Fish are suspicious of everything around them and will swim away if they see anything unusual or threatening. Whether they have evolved to see fishing lines and fishhooks or not, they do see fishing line and get spooked by it.

What are the Best Times to Go Ice Fishing?

Both sunrise and sunset are great times. Fish are often active and feeding a little after the sun comes up, and a little before and after the sun goes down.

When you are ice fishing at sunrise, be careful to show up an hour early. When you are cutting a hole in the ice, you will make a lot of noise and temporarily scare the fish away.

After you stop, the fish will return to that spot. You want the fish to return before the sun comes up so that you can enjoy the entire first hour after sunrise when many fish are very active.

Both a little before and a little after sunset are also great times to fish. Many species of fish are very active around sunset, including in the winter.

Not very many anglers stay out after the sun sets. You can do surprisingly well after dark. Use an ice fishing shelter and bring a lamp with you.
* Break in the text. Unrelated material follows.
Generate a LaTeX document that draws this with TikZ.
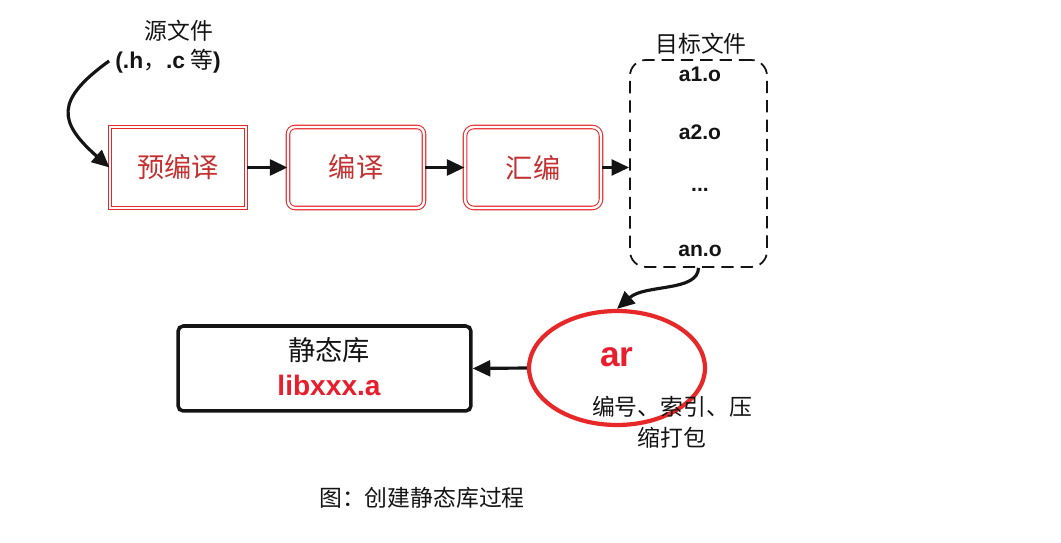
\documentclass[tikz,border=0pt]{standalone}
\usepackage{fontspec}
\setmainfont{Noto Sans CJK SC}
\newfontfamily\arial{Liberation Sans}
\usetikzlibrary{arrows.meta, positioning, shapes.geometric}
\definecolor{BR}{RGB}{230,40,40}
\definecolor{TR}{RGB}{196,48,48}
\definecolor{AR}{RGB}{232,30,44}
\definecolor{DG}{RGB}{20,20,20}

\begin{document}
\begin{tikzpicture}[x=0.02cm, y=-0.02cm,
  stage/.style={draw=BR, double=white, double distance=1.4pt, line width=0.6pt,
                rounded corners=#1, minimum width=2.72cm, minimum height=1.62cm,
                font=\fontsize{15.5}{18}\selectfont, text=TR},
  stage/.default=0pt,
  arr/.style={-{Triangle[length=10pt,width=9pt]}, line width=1.8pt, draw=DG},
  obj/.style={font=\arial\bfseries\fontsize{12}{14}\selectfont, text=DG},
  lbl/.style={font=\fontsize{13}{17.5}\selectfont, text=DG, align=center}
]
\useasboundingbox (0,0) rectangle (1061,543);

% source files
\node[lbl] (src) at (179,31) {源文件};
\node[lbl] (ext) at (168,61) {{\arial\bfseries (.h}，{\arial\bfseries .c} 等{\arial\bfseries )}};

% compile stages
\node[stage]     (pre) at (178,167.5) {预编译};
\node[stage=4pt] (cc)  at (356,167.5) {编译};
\node[stage=5pt] (asm) at (533,167.5) {汇编};

% object files
\node[draw=DG, dashed, dash pattern=on 7pt off 4pt, line width=1pt, rounded corners=9pt,
      minimum width=2.74cm, minimum height=4.14cm] (objs) at (698.5,163.5) {};
\node[lbl] (objt) at (701,44) {目标文件};
\node[obj] (a1) at (700,74)  {a1.o};
\node[obj] (a2) at (700,132) {a2.o};
\node[obj] (ad) at (700,190) {...};
\node[obj] (an) at (700,251) {an.o};

% ar
\node[ellipse, draw=BR, line width=2.4pt, minimum width=3.52cm, minimum height=2.28cm] (arc) at (617,368) {};
\node[font=\arial\bfseries\fontsize{20}{22}\selectfont, text=AR] (artxt) at (617,357) {ar};
\node[lbl] (arnote) at (672,422) {编号、索引、压\\缩打包};

% static library
\node[draw=DG, line width=2pt, rounded corners=3pt, minimum width=5.86cm, minimum height=1.7cm] (lib) at (324.5,368.5) {};
\node[font=\fontsize{15.5}{18}\selectfont, text=DG] (libname) at (329,350) {静态库};
\node[font=\arial\bfseries\fontsize{16}{18}\selectfont, text=AR] (libfile) at (329,385) {libxxx.a};

% caption
\node[lbl] (cap) at (422,498) {图：创建静态库过程};

\draw[arr] (ext.west) .. controls (55,100) and (58,122) .. (pre.west);
\draw[arr] (pre) -- (cc);
\draw[arr] (cc) -- (asm);
\draw[arr] (asm) -- (asm -| objs.west);
\draw[arr] (objs.south) .. controls (698,292) and (645,284) .. (arc.north);
\draw[arr] (arc.west) -- (lib.east);
\end{tikzpicture}
\end{document}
How can You be Safe when Ice Fishing?

Since falling into freezing cold water, especially if you are alone, can get you killed, you should stay on the safe side and not take chances. If you ever go fishing by yourself, don’t do it on ice. Always have some friends with you in case anything goes very wrong.

The thickness of the ice is crucial when ice fishing. Be on the safe side, and don’t fish when the ice is only slightly thinner than it is supposed to be. Look for cracks – cracked ice won’t hold your weight, not even if it is thick enough.

Less than two inches is blatantly thin ice, and you should stay off of it. More than four inches is much better. Four inches and no cracks is safe to walk on even if you are being on the cautious side. You don’t have to be very careful if the ice is four inches thick.

If the ice is five inches thick, it is safe for snowmobiles. If it is more than eight or twelve inches thick, you can drive on it with a car or a small pickup truck. Even larger trucks may be safe if the ice is thick enough.